Return the material word for word. Do not include the pictures.

══ Data ══

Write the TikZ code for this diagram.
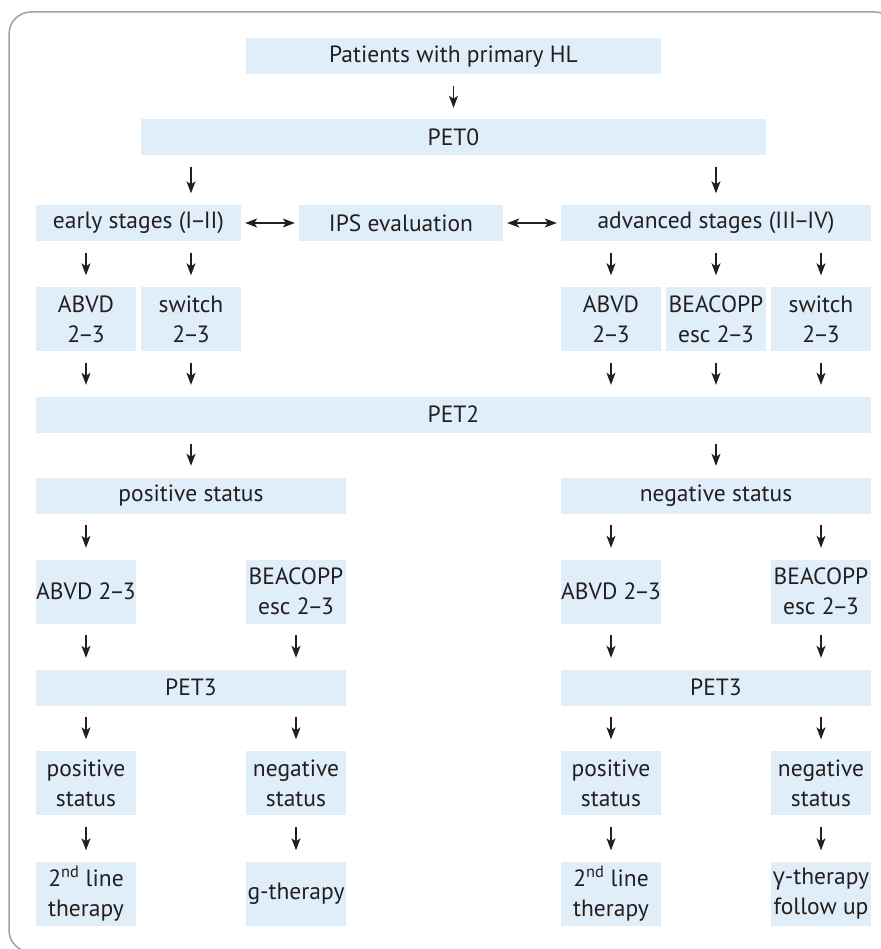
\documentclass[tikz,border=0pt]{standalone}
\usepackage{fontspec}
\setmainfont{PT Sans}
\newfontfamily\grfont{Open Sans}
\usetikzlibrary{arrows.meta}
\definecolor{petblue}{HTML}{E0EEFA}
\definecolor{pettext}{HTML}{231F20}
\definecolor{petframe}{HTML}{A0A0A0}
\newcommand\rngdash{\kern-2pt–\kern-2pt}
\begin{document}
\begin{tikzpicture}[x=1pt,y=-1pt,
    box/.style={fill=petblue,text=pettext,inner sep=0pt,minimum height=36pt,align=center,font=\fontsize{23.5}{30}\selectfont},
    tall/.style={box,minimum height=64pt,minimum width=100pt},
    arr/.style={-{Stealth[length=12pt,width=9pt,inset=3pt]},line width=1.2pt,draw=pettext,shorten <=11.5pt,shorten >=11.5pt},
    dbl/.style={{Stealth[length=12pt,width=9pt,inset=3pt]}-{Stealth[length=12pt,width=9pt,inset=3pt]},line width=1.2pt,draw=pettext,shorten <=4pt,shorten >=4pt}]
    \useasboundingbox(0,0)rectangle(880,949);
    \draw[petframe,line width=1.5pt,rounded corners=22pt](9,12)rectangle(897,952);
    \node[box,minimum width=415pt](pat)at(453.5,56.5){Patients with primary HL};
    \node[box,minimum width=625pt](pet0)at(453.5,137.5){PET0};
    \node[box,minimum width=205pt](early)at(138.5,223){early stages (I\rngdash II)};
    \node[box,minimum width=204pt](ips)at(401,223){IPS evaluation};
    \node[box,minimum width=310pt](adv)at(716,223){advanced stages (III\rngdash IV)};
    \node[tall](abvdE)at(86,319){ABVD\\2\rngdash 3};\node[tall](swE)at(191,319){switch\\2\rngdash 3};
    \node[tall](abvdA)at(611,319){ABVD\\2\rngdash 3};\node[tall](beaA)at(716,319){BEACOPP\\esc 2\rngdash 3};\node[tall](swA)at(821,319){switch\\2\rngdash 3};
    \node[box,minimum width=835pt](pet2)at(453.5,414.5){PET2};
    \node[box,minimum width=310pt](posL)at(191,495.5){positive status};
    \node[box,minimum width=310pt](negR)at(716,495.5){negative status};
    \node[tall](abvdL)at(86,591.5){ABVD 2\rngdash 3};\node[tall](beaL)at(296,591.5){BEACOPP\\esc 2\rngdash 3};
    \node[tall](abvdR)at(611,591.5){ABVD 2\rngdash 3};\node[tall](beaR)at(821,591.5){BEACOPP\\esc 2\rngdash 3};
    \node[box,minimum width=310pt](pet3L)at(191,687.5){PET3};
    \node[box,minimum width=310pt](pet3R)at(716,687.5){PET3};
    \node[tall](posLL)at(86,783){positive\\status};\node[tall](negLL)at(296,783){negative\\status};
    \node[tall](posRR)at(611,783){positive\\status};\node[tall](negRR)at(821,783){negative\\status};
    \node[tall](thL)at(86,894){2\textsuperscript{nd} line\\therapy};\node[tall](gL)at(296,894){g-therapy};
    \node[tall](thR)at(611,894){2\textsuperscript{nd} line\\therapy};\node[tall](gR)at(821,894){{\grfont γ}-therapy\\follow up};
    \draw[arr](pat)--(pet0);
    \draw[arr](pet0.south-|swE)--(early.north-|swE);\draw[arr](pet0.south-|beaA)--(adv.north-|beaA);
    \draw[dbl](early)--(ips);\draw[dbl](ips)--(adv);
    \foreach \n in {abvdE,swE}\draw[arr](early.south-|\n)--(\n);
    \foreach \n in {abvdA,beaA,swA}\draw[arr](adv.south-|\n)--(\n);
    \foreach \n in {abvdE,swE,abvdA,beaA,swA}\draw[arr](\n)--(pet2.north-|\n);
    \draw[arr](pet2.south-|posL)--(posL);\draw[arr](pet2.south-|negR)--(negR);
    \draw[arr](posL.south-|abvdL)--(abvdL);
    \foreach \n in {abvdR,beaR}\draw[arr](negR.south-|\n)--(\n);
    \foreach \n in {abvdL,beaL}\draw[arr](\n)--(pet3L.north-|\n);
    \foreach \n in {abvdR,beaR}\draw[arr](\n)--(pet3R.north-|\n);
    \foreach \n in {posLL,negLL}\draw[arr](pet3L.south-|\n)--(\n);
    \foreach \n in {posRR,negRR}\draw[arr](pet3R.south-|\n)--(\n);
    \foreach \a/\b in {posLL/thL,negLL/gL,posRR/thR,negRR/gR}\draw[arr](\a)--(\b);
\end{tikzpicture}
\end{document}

═══

Correct response –
Write the TikZ code for this diagram.
\documentclass[tikz,border=0pt]{standalone}
\usepackage{fontspec}
\setmainfont{PT Sans}
\newfontfamily\grfont{Open Sans}
\usetikzlibrary{arrows.meta}
\definecolor{petblue}{HTML}{E0EEFA}
\definecolor{pettext}{HTML}{231F20}
\definecolor{petframe}{HTML}{A0A0A0}
\newcommand\rngdash{\kern-2pt–\kern-2pt}
\begin{document}
\begin{tikzpicture}[x=1pt,y=-1pt,
    box/.style={fill=petblue,text=pettext,inner sep=0pt,minimum height=36pt,align=center,font=\fontsize{23.5}{30}\selectfont},
    tall/.style={box,minimum height=64pt,minimum width=100pt},
    arr/.style={-{Stealth[length=12pt,width=9pt,inset=3pt]},line width=1.2pt,draw=pettext,shorten <=11.5pt,shorten >=11.5pt},
    dbl/.style={{Stealth[length=12pt,width=9pt,inset=3pt]}-{Stealth[length=12pt,width=9pt,inset=3pt]},line width=1.2pt,draw=pettext,shorten <=4pt,shorten >=4pt}]
    \useasboundingbox(0,0)rectangle(880,949);
    \draw[petframe,line width=1.5pt,rounded corners=22pt](9,12)rectangle(897,952);
    \node[box,minimum width=415pt](pat)at(453.5,56.5){Patients with primary HL};
    \node[box,minimum width=625pt](pet0)at(453.5,137.5){PET0};
    \node[box,minimum width=205pt](early)at(138.5,223){early stages (I\rngdash II)};
    \node[box,minimum width=204pt](ips)at(401,223){IPS evaluation};
    \node[box,minimum width=310pt](adv)at(716,223){advanced stages (III\rngdash IV)};
    \node[tall](abvdE)at(86,319){ABVD\\2\rngdash 3};\node[tall](swE)at(191,319){switch\\2\rngdash 3};
    \node[tall](abvdA)at(611,319){ABVD\\2\rngdash 3};\node[tall](beaA)at(716,319){BEACOPP\\esc 2\rngdash 3};\node[tall](swA)at(821,319){switch\\2\rngdash 3};
    \node[box,minimum width=835pt](pet2)at(453.5,414.5){PET2};
    \node[box,minimum width=310pt](posL)at(191,495.5){positive status};
    \node[box,minimum width=310pt](negR)at(716,495.5){negative status};
    \node[tall](abvdL)at(86,591.5){ABVD 2\rngdash 3};\node[tall](beaL)at(296,591.5){BEACOPP\\esc 2\rngdash 3};
    \node[tall](abvdR)at(611,591.5){ABVD 2\rngdash 3};\node[tall](beaR)at(821,591.5){BEACOPP\\esc 2\rngdash 3};
    \node[box,minimum width=310pt](pet3L)at(191,687.5){PET3};
    \node[box,minimum width=310pt](pet3R)at(716,687.5){PET3};
    \node[tall](posLL)at(86,783){positive\\status};\node[tall](negLL)at(296,783){negative\\status};
    \node[tall](posRR)at(611,783){positive\\status};\node[tall](negRR)at(821,783){negative\\status};
    \node[tall](thL)at(86,894){2\textsuperscript{nd} line\\therapy};\node[tall](gL)at(296,894){g-therapy};
    \node[tall](thR)at(611,894){2\textsuperscript{nd} line\\therapy};\node[tall](gR)at(821,894){{\grfont γ}-therapy\\follow up};
    \draw[arr](pat)--(pet0);
    \draw[arr](pet0.south-|swE)--(early.north-|swE);\draw[arr](pet0.south-|beaA)--(adv.north-|beaA);
    \draw[dbl](early)--(ips);\draw[dbl](ips)--(adv);
    \foreach \n in {abvdE,swE}\draw[arr](early.south-|\n)--(\n);
    \foreach \n in {abvdA,beaA,swA}\draw[arr](adv.south-|\n)--(\n);
    \foreach \n in {abvdE,swE,abvdA,beaA,swA}\draw[arr](\n)--(pet2.north-|\n);
    \draw[arr](pet2.south-|posL)--(posL);\draw[arr](pet2.south-|negR)--(negR);
    \draw[arr](posL.south-|abvdL)--(abvdL);
    \foreach \n in {abvdR,beaR}\draw[arr](negR.south-|\n)--(\n);
    \foreach \n in {abvdL,beaL}\draw[arr](\n)--(pet3L.north-|\n);
    \foreach \n in {abvdR,beaR}\draw[arr](\n)--(pet3R.north-|\n);
    \foreach \n in {posLL,negLL}\draw[arr](pet3L.south-|\n)--(\n);
    \foreach \n in {posRR,negRR}\draw[arr](pet3R.south-|\n)--(\n);
    \foreach \a/\b in {posLL/thL,negLL/gL,posRR/thR,negRR/gR}\draw[arr](\a)--(\b);
\end{tikzpicture}
\end{document}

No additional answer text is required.